Task description: Print the lines of the listing below verbatim from its first line through the line bearing "const yTicks = [0,2,4,6,8,10,12,14,16,18,20];". Any pictures are to be omitted.

▼▼▼

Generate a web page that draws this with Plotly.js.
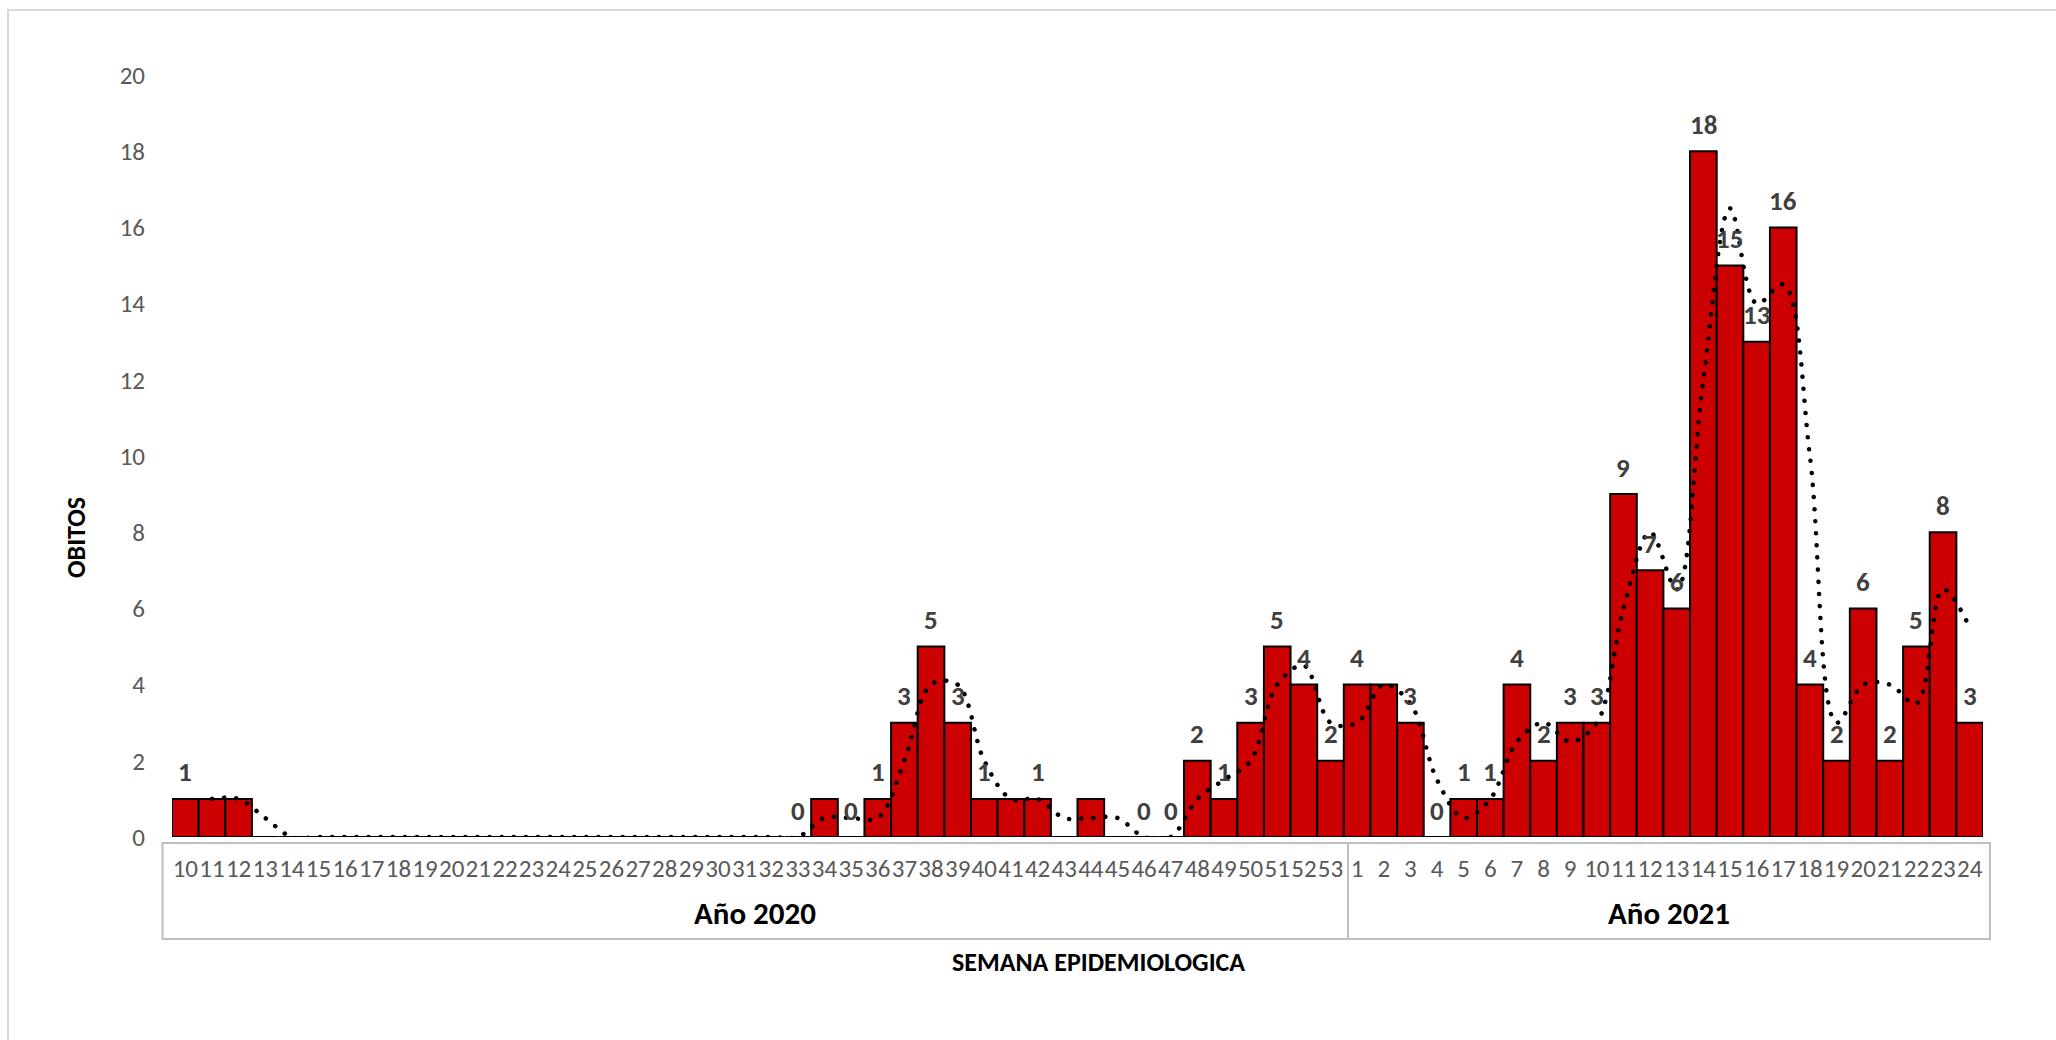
<!DOCTYPE html>
<html>
<head>
<meta charset="utf-8">
<script src="https://cdn.plot.ly/plotly-3.0.1.min.js"></script>
<style>
  html, body { margin: 0; padding: 0; background: #fff; }
  #chart { width: 2056px; height: 1040px; }
  .scatterlayer .js-line { stroke-linecap: round; }
</style>
</head>
<body>
<div id="chart"></div>
<script>
// ---- Data ----
const weeks2020 = [10,11,12,13,14,15,16,17,18,19,20,21,22,23,24,25,26,27,28,29,30,31,32,33,34,35,36,37,38,39,40,41,42,43,44,45,46,47,48,49,50,51,52,53];
const deaths2020 = [1,1,1,0,0,0,0,0,0,0,0,0,0,0,0,0,0,0,0,0,0,0,0,0,1,0,1,3,5,3,1,1,1,0,1,0,0,0,2,1,3,5,4,2];
const labels2020 = ['1','','','','','','','','','','','','','','','','','','','','','','','0','','0','1','3','5','3','1','','1','','','','0','0','2','1','3','5','4','2'];
const trend2020 = [null,1,1,0.5,0,0,0,0,0,0,0,0,0,0,0,0,0,0,0,0,0,0,0,0,0.5,0.5,0.5,2,4,4,2,1,1,0.5,0.5,0.5,0,0,1,1.5,2,4,4.5,3];

const weeks2021 = [1,2,3,4,5,6,7,8,9,10,11,12,13,14,15,16,17,18,19,20,21,22,23,24];
const deaths2021 = [4,4,3,0,1,1,4,2,3,3,9,7,6,18,15,13,16,4,2,6,2,5,8,3];
const labels2021 = ['4','','3','0','1','1','4','2','3','3','9','7','6','18','15','13','16','4','2','6','2','5','8','3'];
const trend2021 = [3,4,3.5,1.5,0.5,1,2.5,3,2.5,3,6,8,6.5,12,16.5,14,14.5,10,3,4,4,3.5,6.5,5.5];

const yearLabels = ['Año 2020', 'Año 2021'];
const yTicks = [0,2,4,6,8,10,12,14,16,18,20];

// ---- Build ----
const cats = weeks2020.map(w => '2020-' + w).concat(weeks2021.map(w => '2021-' + w));
const weekText = weeks2020.concat(weeks2021).map(String);
const deaths = deaths2020.concat(deaths2021);
const labels = labels2020.concat(labels2021);
const trend = trend2020.concat(trend2021);

const W = 2056, H = 1040, L = 172, R = 73, T = 75, B = 203;
const pw = W - L - R, ph = H - T - B;
const fx = px => (px - L) / pw;
const fy = py => (H - B - py) / ph;

const FONT = 'Carlito, Calibri, Lato, "Open Sans", sans-serif';

const bars = {
  type: 'bar', x: cats, y: deaths,
  marker: { color: '#CC0000', line: { color: '#000000', width: 2 } },
  hoverinfo: 'skip'
};
const line = {
  type: 'scatter', mode: 'lines', x: cats, y: trend,
  line: { color: '#000000', width: 4.5, dash: '0.1px,12px', shape: 'spline', smoothing: 1 },
  hoverinfo: 'skip'
};

const annotations = [];
labels.forEach((t, i) => {
  if (t === '') return;
  annotations.push({
    x: cats[i], y: deaths[i], xref: 'x', yref: 'y', text: t, showarrow: false,
    yshift: 27, yanchor: 'middle', xanchor: 'center',
    font: { family: FONT, size: 27, color: '#404040', weight: 'bold' }
  });
});
annotations.push({ x: fx(755), y: fy(913), xref: 'paper', yref: 'paper', text: '<b>' + yearLabels[0] + '</b>',
  showarrow: false, xanchor: 'center', yanchor: 'middle', font: { family: FONT, size: 31, color: '#000' } });
annotations.push({ x: fx(1669), y: fy(913), xref: 'paper', yref: 'paper', text: '<b>' + yearLabels[1] + '</b>',
  showarrow: false, xanchor: 'center', yanchor: 'middle', font: { family: FONT, size: 31, color: '#000' } });
annotations.push({ x: fx(1098), y: fy(962), xref: 'paper', yref: 'paper', text: '<b>SEMANA EPIDEMIOLOGICA</b>',
  showarrow: false, xanchor: 'center', yanchor: 'middle', font: { family: FONT, size: 26, color: '#000' } });
annotations.push({ x: fx(76), y: fy(538), xref: 'paper', yref: 'paper', text: '<b>OBITOS</b>', textangle: -90,
  showarrow: false, xanchor: 'center', yanchor: 'middle', font: { family: FONT, size: 26, color: '#000' } });

const boxColor = '#BFBFBF';
const shapes = [
  { type: 'rect', xref: 'paper', yref: 'paper', x0: fx(8), x1: fx(2075), y0: fy(10), y1: fy(1060),
    line: { color: '#D9D9D9', width: 2 }, fillcolor: 'rgba(0,0,0,0)', layer: 'below' },
  { type: 'rect', xref: 'paper', yref: 'paper', x0: fx(162.5), x1: fx(1990), y0: fy(843), y1: fy(939),
    line: { color: boxColor, width: 2 }, fillcolor: 'rgba(0,0,0,0)' },
  { type: 'line', xref: 'paper', yref: 'paper', x0: fx(1348), x1: fx(1348), y0: fy(843), y1: fy(939),
    line: { color: boxColor, width: 2 } }
];

const layout = {
  width: W, height: H,
  margin: { l: L, r: R, t: T, b: B, pad: 0 },
  paper_bgcolor: '#ffffff', plot_bgcolor: '#ffffff',
  showlegend: false, bargap: 0,
  font: { family: FONT, color: '#595959' },
  xaxis: {
    type: 'category', range: [-0.5, cats.length - 0.5], tickvals: cats, ticktext: weekText,
    tickfont: { family: FONT, size: 25, color: '#595959' }, tickangle: 0,
    ticks: 'outside', ticklen: 9, tickcolor: 'rgba(0,0,0,0)',
    showgrid: false, showline: false, zeroline: false, fixedrange: true
  },
  yaxis: {
    range: [0, 20], tickvals: yTicks, ticktext: yTicks.map(String),
    tickfont: { family: FONT, size: 25, color: '#595959' },
    ticks: 'outside', ticklen: 21, tickcolor: 'rgba(0,0,0,0)',
    showgrid: false, showline: false, zeroline: false, fixedrange: true
  },
  annotations: annotations,
  shapes: shapes
};

Plotly.newPlot('chart', [bars, line], layout, { displayModeBar: false, staticPlot: true });
</script>
</body>
</html>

▲▲▲

Written solution:
Generate a web page that draws this with Plotly.js.
<!DOCTYPE html>
<html>
<head>
<meta charset="utf-8">
<script src="https://cdn.plot.ly/plotly-3.0.1.min.js"></script>
<style>
  html, body { margin: 0; padding: 0; background: #fff; }
  #chart { width: 2056px; height: 1040px; }
  .scatterlayer .js-line { stroke-linecap: round; }
</style>
</head>
<body>
<div id="chart"></div>
<script>
// ---- Data ----
const weeks2020 = [10,11,12,13,14,15,16,17,18,19,20,21,22,23,24,25,26,27,28,29,30,31,32,33,34,35,36,37,38,39,40,41,42,43,44,45,46,47,48,49,50,51,52,53];
const deaths2020 = [1,1,1,0,0,0,0,0,0,0,0,0,0,0,0,0,0,0,0,0,0,0,0,0,1,0,1,3,5,3,1,1,1,0,1,0,0,0,2,1,3,5,4,2];
const labels2020 = ['1','','','','','','','','','','','','','','','','','','','','','','','0','','0','1','3','5','3','1','','1','','','','0','0','2','1','3','5','4','2'];
const trend2020 = [null,1,1,0.5,0,0,0,0,0,0,0,0,0,0,0,0,0,0,0,0,0,0,0,0,0.5,0.5,0.5,2,4,4,2,1,1,0.5,0.5,0.5,0,0,1,1.5,2,4,4.5,3];

const weeks2021 = [1,2,3,4,5,6,7,8,9,10,11,12,13,14,15,16,17,18,19,20,21,22,23,24];
const deaths2021 = [4,4,3,0,1,1,4,2,3,3,9,7,6,18,15,13,16,4,2,6,2,5,8,3];
const labels2021 = ['4','','3','0','1','1','4','2','3','3','9','7','6','18','15','13','16','4','2','6','2','5','8','3'];
const trend2021 = [3,4,3.5,1.5,0.5,1,2.5,3,2.5,3,6,8,6.5,12,16.5,14,14.5,10,3,4,4,3.5,6.5,5.5];

const yearLabels = ['Año 2020', 'Año 2021'];
const yTicks = [0,2,4,6,8,10,12,14,16,18,20];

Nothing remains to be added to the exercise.